Когда он расплатился с такси и через проходную вошел во двор студии, дышащий асфальтовыми испарениями, густо усыпанный тополиным пухом, летящим и на лету прилипающим к лицу (отчего зной казался еще более нестерпимым), когда прошел холодноватый и погребно-темный гулкий вестибюль, поднялся на шестой этаж в приемную директора, здесь, в каком-то ватном, стерильном покое, среди дубовых панелей возникло несколько знакомых режиссерских или актерских фигур, и курносое личико секретарши, суженное висящими вдоль щек волосами, испуганно взметнулось навстречу. Он полностью отдавал себе отчет, что не способен изменить человеческую природу, вкусившую сладость любой власти, что не сможет безнаказанно поколебать что-либо, однако с решимостью распахнул толсто обитую кожей дверь и вошел, останавливаемый всполошенным криком секретарши:

– Нельзя, Вячеслав Андреевич! Он занят!

– Можно, – сказал Крымов. – Все можно.

Против обыкновения Балабанов сидел не за своим массивным письменным столом, заваленным бумагами и папками, а за журнальным столиком у открытого окна и, багровый, без пиджака, помешивая ложечкой в стакане чая с ломтиком лимона, сосредоточенно слушал худого, в безупречном костюме человека с расширяющимся к высокому лбу костистым лицом. Человек этот держал стакан бледной истонченной рукой, зажав ложку между указательным и средним пальцами, будто между хрупкими веточками, и отпивал из него мелкими глотками. Это был заместитель председателя Комитета по делам кинематографии Пескарев, еще довольно молодой, из-за неизлечимой болезни ног с детства ходивший на костылях, но независимо от этого на редкость подвижный, деятельный, ездивший по студиям страны и за границу, гроза сценаристов, нелицеприятно ядовитый в суждениях, к которым на худсоветах и коллегии прислушивались многие.

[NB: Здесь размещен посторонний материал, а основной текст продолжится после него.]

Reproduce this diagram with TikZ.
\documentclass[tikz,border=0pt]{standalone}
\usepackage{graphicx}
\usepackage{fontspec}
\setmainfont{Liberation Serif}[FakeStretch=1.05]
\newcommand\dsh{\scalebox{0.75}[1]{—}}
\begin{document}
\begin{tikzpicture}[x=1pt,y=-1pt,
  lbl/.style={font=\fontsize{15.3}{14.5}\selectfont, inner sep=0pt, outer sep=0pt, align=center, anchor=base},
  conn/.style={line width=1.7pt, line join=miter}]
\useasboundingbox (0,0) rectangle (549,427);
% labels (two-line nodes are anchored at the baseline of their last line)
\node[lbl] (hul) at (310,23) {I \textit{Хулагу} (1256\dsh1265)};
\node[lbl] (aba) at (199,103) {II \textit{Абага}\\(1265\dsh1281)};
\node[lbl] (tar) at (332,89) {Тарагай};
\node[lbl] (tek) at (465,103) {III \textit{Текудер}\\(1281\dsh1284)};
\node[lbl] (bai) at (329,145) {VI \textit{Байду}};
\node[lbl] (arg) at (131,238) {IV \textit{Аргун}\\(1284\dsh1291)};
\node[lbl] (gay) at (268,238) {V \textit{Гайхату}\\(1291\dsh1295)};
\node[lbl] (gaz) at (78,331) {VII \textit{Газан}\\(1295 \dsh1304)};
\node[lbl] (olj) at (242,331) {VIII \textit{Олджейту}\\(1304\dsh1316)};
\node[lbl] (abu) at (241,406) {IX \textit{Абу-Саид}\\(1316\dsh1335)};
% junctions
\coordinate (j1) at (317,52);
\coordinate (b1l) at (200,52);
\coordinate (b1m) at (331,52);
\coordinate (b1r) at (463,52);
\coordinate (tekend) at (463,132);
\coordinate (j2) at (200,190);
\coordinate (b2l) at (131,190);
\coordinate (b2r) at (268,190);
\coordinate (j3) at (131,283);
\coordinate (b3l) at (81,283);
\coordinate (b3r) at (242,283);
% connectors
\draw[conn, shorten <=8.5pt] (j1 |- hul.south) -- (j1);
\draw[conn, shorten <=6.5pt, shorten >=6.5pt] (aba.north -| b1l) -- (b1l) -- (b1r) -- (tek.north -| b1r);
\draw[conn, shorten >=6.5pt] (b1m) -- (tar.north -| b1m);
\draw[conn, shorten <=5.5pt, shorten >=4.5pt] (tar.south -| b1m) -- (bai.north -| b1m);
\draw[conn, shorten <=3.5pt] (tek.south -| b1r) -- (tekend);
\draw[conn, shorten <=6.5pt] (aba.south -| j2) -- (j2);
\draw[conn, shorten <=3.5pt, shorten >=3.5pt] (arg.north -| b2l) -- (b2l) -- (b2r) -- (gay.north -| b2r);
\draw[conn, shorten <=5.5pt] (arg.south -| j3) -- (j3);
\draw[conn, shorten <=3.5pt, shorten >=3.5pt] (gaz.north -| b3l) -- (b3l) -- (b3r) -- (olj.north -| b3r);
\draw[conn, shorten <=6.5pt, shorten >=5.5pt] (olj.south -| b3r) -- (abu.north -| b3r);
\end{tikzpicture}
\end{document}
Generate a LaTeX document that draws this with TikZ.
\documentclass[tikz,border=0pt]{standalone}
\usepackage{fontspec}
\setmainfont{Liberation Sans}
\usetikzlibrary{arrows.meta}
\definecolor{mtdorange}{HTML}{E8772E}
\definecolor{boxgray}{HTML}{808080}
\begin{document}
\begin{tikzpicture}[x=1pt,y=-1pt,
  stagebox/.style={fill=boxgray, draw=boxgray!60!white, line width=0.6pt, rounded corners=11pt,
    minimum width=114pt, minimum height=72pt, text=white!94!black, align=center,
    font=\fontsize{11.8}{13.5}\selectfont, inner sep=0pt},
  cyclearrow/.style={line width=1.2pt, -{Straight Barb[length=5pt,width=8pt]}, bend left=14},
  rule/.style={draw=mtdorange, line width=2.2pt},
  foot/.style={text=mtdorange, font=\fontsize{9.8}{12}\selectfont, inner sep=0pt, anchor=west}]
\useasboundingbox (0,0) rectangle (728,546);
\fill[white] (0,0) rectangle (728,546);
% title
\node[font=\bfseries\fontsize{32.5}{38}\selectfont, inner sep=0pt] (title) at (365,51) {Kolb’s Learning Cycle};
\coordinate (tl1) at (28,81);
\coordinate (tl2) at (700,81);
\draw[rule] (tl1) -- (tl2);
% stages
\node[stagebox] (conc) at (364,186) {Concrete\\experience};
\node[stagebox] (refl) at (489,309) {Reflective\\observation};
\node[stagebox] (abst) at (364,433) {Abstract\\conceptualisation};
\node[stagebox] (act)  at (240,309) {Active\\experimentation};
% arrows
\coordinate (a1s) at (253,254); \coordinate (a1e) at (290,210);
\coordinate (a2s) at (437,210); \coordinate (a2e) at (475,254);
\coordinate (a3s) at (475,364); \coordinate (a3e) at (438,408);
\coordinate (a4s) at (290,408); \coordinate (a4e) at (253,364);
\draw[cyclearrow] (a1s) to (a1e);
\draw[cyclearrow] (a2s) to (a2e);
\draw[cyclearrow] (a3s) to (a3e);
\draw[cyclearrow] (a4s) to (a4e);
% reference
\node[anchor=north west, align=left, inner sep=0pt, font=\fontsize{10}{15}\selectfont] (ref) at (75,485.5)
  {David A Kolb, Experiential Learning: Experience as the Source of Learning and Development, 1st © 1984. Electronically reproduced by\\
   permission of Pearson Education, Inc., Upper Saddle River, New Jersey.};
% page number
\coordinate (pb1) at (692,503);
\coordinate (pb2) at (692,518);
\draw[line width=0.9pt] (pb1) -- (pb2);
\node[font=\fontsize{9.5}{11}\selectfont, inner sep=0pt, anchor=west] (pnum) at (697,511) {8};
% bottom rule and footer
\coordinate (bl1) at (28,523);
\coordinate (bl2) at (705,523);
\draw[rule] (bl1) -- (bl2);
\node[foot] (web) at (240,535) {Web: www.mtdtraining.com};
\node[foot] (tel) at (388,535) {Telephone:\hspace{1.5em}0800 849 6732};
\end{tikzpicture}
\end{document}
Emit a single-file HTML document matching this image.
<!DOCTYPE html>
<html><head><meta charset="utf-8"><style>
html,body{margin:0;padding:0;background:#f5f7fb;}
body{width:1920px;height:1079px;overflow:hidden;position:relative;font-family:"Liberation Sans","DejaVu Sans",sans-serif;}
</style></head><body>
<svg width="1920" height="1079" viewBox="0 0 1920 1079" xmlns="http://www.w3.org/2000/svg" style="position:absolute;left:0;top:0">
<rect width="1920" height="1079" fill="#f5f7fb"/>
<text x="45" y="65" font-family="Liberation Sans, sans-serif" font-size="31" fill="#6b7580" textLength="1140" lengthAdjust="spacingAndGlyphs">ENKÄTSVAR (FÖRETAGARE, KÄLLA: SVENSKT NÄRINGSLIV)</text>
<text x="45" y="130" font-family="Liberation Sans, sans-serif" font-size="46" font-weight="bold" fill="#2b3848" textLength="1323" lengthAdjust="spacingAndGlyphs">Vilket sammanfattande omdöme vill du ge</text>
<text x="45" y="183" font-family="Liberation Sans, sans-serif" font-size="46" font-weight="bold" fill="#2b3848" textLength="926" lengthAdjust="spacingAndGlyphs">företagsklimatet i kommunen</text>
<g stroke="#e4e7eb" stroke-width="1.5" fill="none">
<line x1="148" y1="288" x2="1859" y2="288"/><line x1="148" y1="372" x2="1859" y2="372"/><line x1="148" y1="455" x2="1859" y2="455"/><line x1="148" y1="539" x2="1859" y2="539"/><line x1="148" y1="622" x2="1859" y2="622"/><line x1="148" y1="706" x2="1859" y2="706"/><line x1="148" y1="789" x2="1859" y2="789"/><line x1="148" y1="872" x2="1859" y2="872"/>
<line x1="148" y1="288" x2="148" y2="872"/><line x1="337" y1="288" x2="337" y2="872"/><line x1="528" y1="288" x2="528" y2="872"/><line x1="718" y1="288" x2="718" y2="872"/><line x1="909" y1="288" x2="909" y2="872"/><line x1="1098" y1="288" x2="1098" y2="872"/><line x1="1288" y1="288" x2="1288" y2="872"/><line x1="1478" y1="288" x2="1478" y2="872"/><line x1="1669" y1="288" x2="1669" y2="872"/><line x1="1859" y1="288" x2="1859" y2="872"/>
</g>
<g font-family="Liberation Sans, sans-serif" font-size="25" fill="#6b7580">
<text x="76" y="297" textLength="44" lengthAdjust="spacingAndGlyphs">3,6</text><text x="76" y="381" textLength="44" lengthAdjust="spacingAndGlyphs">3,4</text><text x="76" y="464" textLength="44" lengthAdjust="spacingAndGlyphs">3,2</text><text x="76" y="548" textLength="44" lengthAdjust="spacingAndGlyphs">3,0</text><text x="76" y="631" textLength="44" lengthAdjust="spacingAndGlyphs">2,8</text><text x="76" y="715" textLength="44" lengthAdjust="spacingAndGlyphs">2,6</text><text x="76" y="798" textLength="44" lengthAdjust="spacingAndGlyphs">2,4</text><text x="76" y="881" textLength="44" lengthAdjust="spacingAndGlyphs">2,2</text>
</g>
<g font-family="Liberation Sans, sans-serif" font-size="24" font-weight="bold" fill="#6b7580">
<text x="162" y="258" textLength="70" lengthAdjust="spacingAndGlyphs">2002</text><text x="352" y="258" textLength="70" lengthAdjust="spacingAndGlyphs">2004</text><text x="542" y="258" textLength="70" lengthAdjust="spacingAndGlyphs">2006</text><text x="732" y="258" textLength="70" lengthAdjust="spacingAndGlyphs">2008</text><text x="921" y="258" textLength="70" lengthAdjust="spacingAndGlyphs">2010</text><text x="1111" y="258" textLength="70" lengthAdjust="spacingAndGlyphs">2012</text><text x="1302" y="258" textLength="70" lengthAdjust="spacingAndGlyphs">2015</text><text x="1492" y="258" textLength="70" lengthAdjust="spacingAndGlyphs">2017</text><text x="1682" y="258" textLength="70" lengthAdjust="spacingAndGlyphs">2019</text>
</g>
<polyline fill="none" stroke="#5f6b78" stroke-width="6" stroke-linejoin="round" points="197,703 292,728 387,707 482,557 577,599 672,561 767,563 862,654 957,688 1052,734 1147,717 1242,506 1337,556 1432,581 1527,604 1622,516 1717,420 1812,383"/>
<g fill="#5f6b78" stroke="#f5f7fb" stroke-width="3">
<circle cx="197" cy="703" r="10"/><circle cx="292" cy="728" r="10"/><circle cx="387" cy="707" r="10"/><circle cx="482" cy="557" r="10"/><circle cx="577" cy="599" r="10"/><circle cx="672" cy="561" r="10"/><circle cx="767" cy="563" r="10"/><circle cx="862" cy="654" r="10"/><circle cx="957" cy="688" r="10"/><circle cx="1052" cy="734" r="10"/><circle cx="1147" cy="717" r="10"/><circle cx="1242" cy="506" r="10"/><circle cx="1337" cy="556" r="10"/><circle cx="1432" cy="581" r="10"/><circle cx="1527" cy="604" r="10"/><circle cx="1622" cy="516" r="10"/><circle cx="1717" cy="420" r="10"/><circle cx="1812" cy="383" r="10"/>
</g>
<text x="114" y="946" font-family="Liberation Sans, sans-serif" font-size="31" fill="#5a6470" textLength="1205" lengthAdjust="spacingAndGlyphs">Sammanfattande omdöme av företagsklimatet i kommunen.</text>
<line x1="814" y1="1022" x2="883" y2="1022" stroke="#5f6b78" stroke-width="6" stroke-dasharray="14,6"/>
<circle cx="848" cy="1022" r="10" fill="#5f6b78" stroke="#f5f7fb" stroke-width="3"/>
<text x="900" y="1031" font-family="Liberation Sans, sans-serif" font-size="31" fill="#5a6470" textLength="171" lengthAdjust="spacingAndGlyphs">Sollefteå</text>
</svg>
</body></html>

– Что такое? Что? Почему вы, собственно, врываетесь, Вячеслав Андреевич? Видите, я занят.

Оба прервали разговор, повернув головы к Крымову, и грузное лицо Балабанова выразило гневное возмущение. Он встал, астматически задыхаясь, по привычке воинственно засучивая на локтях сползшие рукава, словно изготовленный защищать и собственное достоинство, и авторитет Пескарева, и неприкосновенность территории кабинета.

При виде его низенькой короткошеей фигуры с Ф-образно растопыренными локтями и взмокшим от волнения ежиком волос Крымов сказал почти весело:

– Садитесь и не пугайте меня, ради всего святого, Иван Ксенофонтович! И очень хорошо, что нас трое. Мне повезло. Ибо у вас находится товарищ Пескарев, так сказать, представитель высшего кинематографического начальства. Как мне повезло! Мне, знаете ли, нужен солидный свидетель. В ту или другую сторону.